::: DATA SECTION

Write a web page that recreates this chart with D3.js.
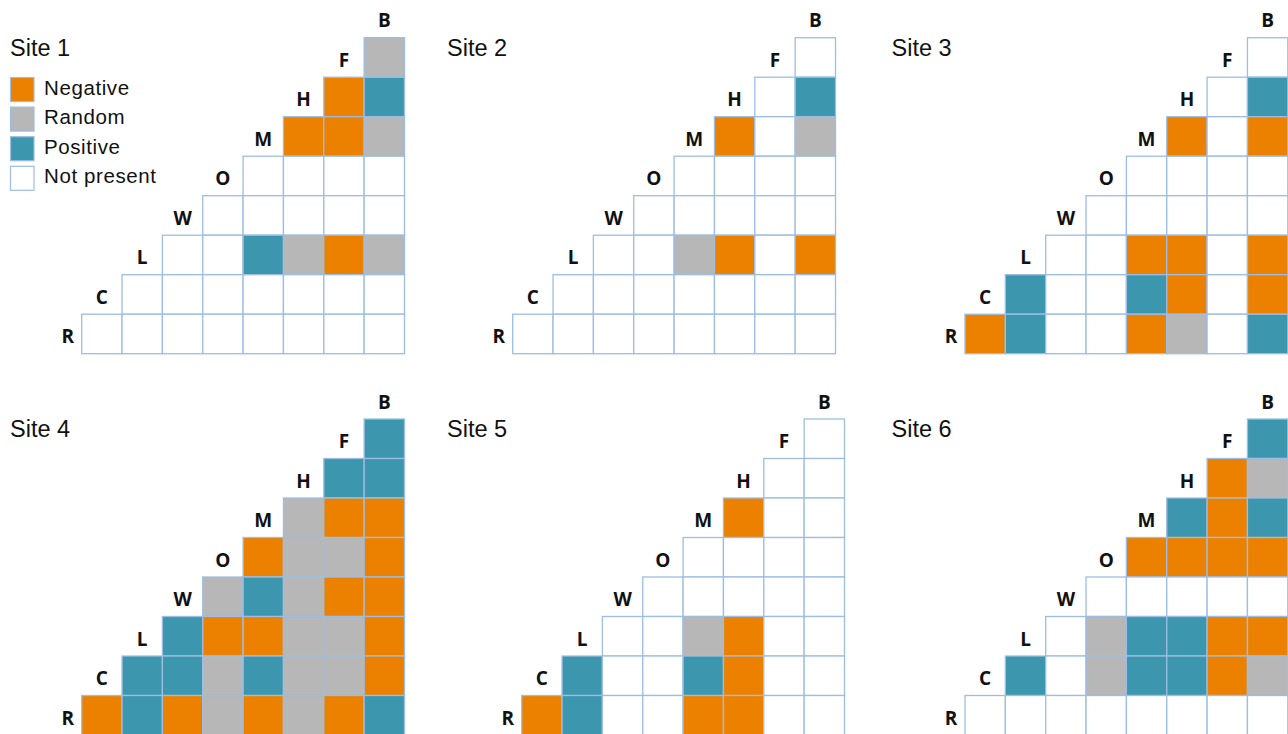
<!DOCTYPE html>
<html>
<head>
<meta charset="utf-8">
<script src="https://cdn.jsdelivr.net/npm/d3@7/dist/d3.min.js"></script>
<style>
  html, body { margin: 0; padding: 0; background: #fff; overflow: hidden; }
  svg { display: block; }
</style>
</head>
<body>
<svg id="chart" width="1288" height="734"></svg>
<script>
// Species in diagonal order (top-right to bottom-left)
const species = ["B", "F", "H", "M", "O", "W", "L", "C", "R"];

// Association outcome categories and their codes
const outcomeNames = ["Negative", "Random", "Positive", "Not present"];
const outcomeCodes = ["n", "r", "p", "."];

const siteNames = ["Site 1", "Site 2", "Site 3", "Site 4", "Site 5", "Site 6"];

// One string per row species (F .. R); characters run from the pair
// next to the diagonal out to the pair with B.
const site1 = ["r", "np", "nnr", "....", ".....", "..prnr", ".......", "........"];
const site2 = [".", ".p", "n.r", "....", ".....", "..rn.n", ".......", "........"];
const site3 = [".", ".p", "n.n", "....", ".....", "..nn.n", "p..pn.n", "np..nr.p"];
const site4 = ["p", "pp", "rnn", "nrrn", "rprnn", "pnnrrn", "pprprrn", "npnrnrnp"];
const site5 = [".", "..", "n..", "....", ".....", "..rn..", "p..pn..", "np..nn.."];
const site6 = ["p", "nr", "pnp", "nnnn", ".....", ".rppnn", "p.rppnr", "........"];

const siteData = [site1, site2, site3, site4, site5, site6];

// ---- layout ----
const CELL_W = 40.35, CELL_H = 39.5;
const panelOrigins = [
  { gx: 81.7,  gy: 37.7,  tx: 10,    ty: 56 },
  { gx: 512.7, gy: 37.7,  tx: 447,   ty: 56 },
  { gx: 965,   gy: 37.7,  tx: 891.5, ty: 56 },
  { gx: 81.7,  gy: 419,   tx: 10,    ty: 437 },
  { gx: 521.7, gy: 419,   tx: 447,   ty: 437 },
  { gx: 965,   gy: 419,   tx: 891.5, ty: 437 }
];

const color = d3.scaleOrdinal()
  .domain(outcomeCodes)
  .range(["#ec8100", "#b7b7b7", "#3c96ad", "#ffffff"]);
const strokeColor = "#9dbde4";

const colDomain = ["C", "L", "W", "O", "M", "H", "F", "B"];
const rowDomain = species.slice(1); // F H M O W L C R

const svg = d3.select("#chart");

siteData.forEach((rows, si) => {
  const o = panelOrigins[si];
  const x = d3.scaleBand().domain(colDomain)
    .range([o.gx, o.gx + CELL_W * colDomain.length]).padding(0);
  const y = d3.scaleBand().domain(rowDomain)
    .range([o.gy, o.gy + CELL_H * rowDomain.length]).padding(0);

  const cells = [];
  rows.forEach((str, ri) => {
    const rowSp = rowDomain[ri];
    const i = ri + 1; // index of row species in `species`
    str.split("").forEach((code, k) => {
      cells.push({ row: rowSp, col: species[i - 1 - k], code });
    });
  });

  const g = svg.append("g").attr("class", "site");

  g.append("text")
    .attr("x", o.tx).attr("y", o.ty)
    .attr("font-family", "'Liberation Sans', Arial, Helvetica, sans-serif")
    .attr("font-size", 23.5)
    .attr("fill", "#111")
    .text(siteNames[si]);

  g.selectAll("rect.cell")
    .data(cells)
    .join("rect")
    .attr("class", "cell")
    .attr("x", d => x(d.col))
    .attr("y", d => y(d.row))
    .attr("width", x.bandwidth())
    .attr("height", y.bandwidth())
    .attr("fill", d => color(d.code))
    .attr("stroke", strokeColor)
    .attr("stroke-width", 1.3);

  // Diagonal species labels
  g.selectAll("text.sp")
    .data(species)
    .join("text")
    .attr("class", "sp")
    .attr("x", s => colDomain.includes(s) ? x(s) + x.bandwidth() / 2 : o.gx - 14)
    .attr("y", s => (rowDomain.includes(s) ? y(s) + y.bandwidth() / 2 : o.gy - y.bandwidth() / 2) + 2.5)
    .attr("text-anchor", "middle")
    .attr("dominant-baseline", "central")
    .attr("font-family", "'Open Sans', 'DejaVu Sans', sans-serif")
    .attr("font-weight", 700)
    .attr("font-size", 19)
    .attr("fill", "#111")
    .text(s => s);
});

// Legend (first panel)
const legend = svg.append("g").attr("class", "legend")
  .attr("transform", "translate(10,77.5)");
const items = legend.selectAll("g")
  .data(outcomeCodes)
  .join("g")
  .attr("transform", (d, i) => `translate(0,${i * 29.6})`);
items.append("rect")
  .attr("x", 0.5).attr("y", 0)
  .attr("width", 23.5).attr("height", 24)
  .attr("fill", d => color(d))
  .attr("stroke", strokeColor)
  .attr("stroke-width", 1.2);
items.append("text")
  .attr("x", 34).attr("y", 17)
  .attr("font-family", "'Liberation Sans', Arial, Helvetica, sans-serif")
  .attr("font-size", 20.5)
  .attr("letter-spacing", 0.6)
  .attr("fill", "#111")
  .text((d, i) => outcomeNames[i]);
</script>
</body>
</html>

::::::

Without including any picture, repeat the data exactly.

Write a web page that recreates this chart with D3.js.
<!DOCTYPE html>
<html>
<head>
<meta charset="utf-8">
<script src="https://cdn.jsdelivr.net/npm/d3@7/dist/d3.min.js"></script>
<style>
  html, body { margin: 0; padding: 0; background: #fff; overflow: hidden; }
  svg { display: block; }
</style>
</head>
<body>
<svg id="chart" width="1288" height="734"></svg>
<script>
// Species in diagonal order (top-right to bottom-left)
const species = ["B", "F", "H", "M", "O", "W", "L", "C", "R"];

// Association outcome categories and their codes
const outcomeNames = ["Negative", "Random", "Positive", "Not present"];
const outcomeCodes = ["n", "r", "p", "."];

const siteNames = ["Site 1", "Site 2", "Site 3", "Site 4", "Site 5", "Site 6"];

// One string per row species (F .. R); characters run from the pair
// next to the diagonal out to the pair with B.
const site1 = ["r", "np", "nnr", "....", ".....", "..prnr", ".......", "........"];
const site2 = [".", ".p", "n.r", "....", ".....", "..rn.n", ".......", "........"];
const site3 = [".", ".p", "n.n", "....", ".....", "..nn.n", "p..pn.n", "np..nr.p"];
const site4 = ["p", "pp", "rnn", "nrrn", "rprnn", "pnnrrn", "pprprrn", "npnrnrnp"];
const site5 = [".", "..", "n..", "....", ".....", "..rn..", "p..pn..", "np..nn.."];
const site6 = ["p", "nr", "pnp", "nnnn", ".....", ".rppnn", "p.rppnr", "........"];

const siteData = [site1, site2, site3, site4, site5, site6];

// ---- layout ----
const CELL_W = 40.35, CELL_H = 39.5;
const panelOrigins = [
  { gx: 81.7,  gy: 37.7,  tx: 10,    ty: 56 },
  { gx: 512.7, gy: 37.7,  tx: 447,   ty: 56 },
  { gx: 965,   gy: 37.7,  tx: 891.5, ty: 56 },
  { gx: 81.7,  gy: 419,   tx: 10,    ty: 437 },
  { gx: 521.7, gy: 419,   tx: 447,   ty: 437 },
  { gx: 965,   gy: 419,   tx: 891.5, ty: 437 }
];

const color = d3.scaleOrdinal()
  .domain(outcomeCodes)
  .range(["#ec8100", "#b7b7b7", "#3c96ad", "#ffffff"]);
const strokeColor = "#9dbde4";

const colDomain = ["C", "L", "W", "O", "M", "H", "F", "B"];
const rowDomain = species.slice(1); // F H M O W L C R

const svg = d3.select("#chart");

siteData.forEach((rows, si) => {
  const o = panelOrigins[si];
  const x = d3.scaleBand().domain(colDomain)
    .range([o.gx, o.gx + CELL_W * colDomain.length]).padding(0);
  const y = d3.scaleBand().domain(rowDomain)
    .range([o.gy, o.gy + CELL_H * rowDomain.length]).padding(0);

  const cells = [];
  rows.forEach((str, ri) => {
    const rowSp = rowDomain[ri];
    const i = ri + 1; // index of row species in `species`
    str.split("").forEach((code, k) => {
      cells.push({ row: rowSp, col: species[i - 1 - k], code });
    });
  });

  const g = svg.append("g").attr("class", "site");

  g.append("text")
    .attr("x", o.tx).attr("y", o.ty)
    .attr("font-family", "'Liberation Sans', Arial, Helvetica, sans-serif")
    .attr("font-size", 23.5)
    .attr("fill", "#111")
    .text(siteNames[si]);

  g.selectAll("rect.cell")
    .data(cells)
    .join("rect")
    .attr("class", "cell")
    .attr("x", d => x(d.col))
    .attr("y", d => y(d.row))
    .attr("width", x.bandwidth())
    .attr("height", y.bandwidth())
    .attr("fill", d => color(d.code))
    .attr("stroke", strokeColor)
    .attr("stroke-width", 1.3);

  // Diagonal species labels
  g.selectAll("text.sp")
    .data(species)
    .join("text")
    .attr("class", "sp")
    .attr("x", s => colDomain.includes(s) ? x(s) + x.bandwidth() / 2 : o.gx - 14)
    .attr("y", s => (rowDomain.includes(s) ? y(s) + y.bandwidth() / 2 : o.gy - y.bandwidth() / 2) + 2.5)
    .attr("text-anchor", "middle")
    .attr("dominant-baseline", "central")
    .attr("font-family", "'Open Sans', 'DejaVu Sans', sans-serif")
    .attr("font-weight", 700)
    .attr("font-size", 19)
    .attr("fill", "#111")
    .text(s => s);
});

// Legend (first panel)
const legend = svg.append("g").attr("class", "legend")
  .attr("transform", "translate(10,77.5)");
const items = legend.selectAll("g")
  .data(outcomeCodes)
  .join("g")
  .attr("transform", (d, i) => `translate(0,${i * 29.6})`);
items.append("rect")
  .attr("x", 0.5).attr("y", 0)
  .attr("width", 23.5).attr("height", 24)
  .attr("fill", d => color(d))
  .attr("stroke", strokeColor)
  .attr("stroke-width", 1.2);
items.append("text")
  .attr("x", 34).attr("y", 17)
  .attr("font-family", "'Liberation Sans', Arial, Helvetica, sans-serif")
  .attr("font-size", 20.5)
  .attr("letter-spacing", 0.6)
  .attr("fill", "#111")
  .text((d, i) => outcomeNames[i]);
</script>
</body>
</html>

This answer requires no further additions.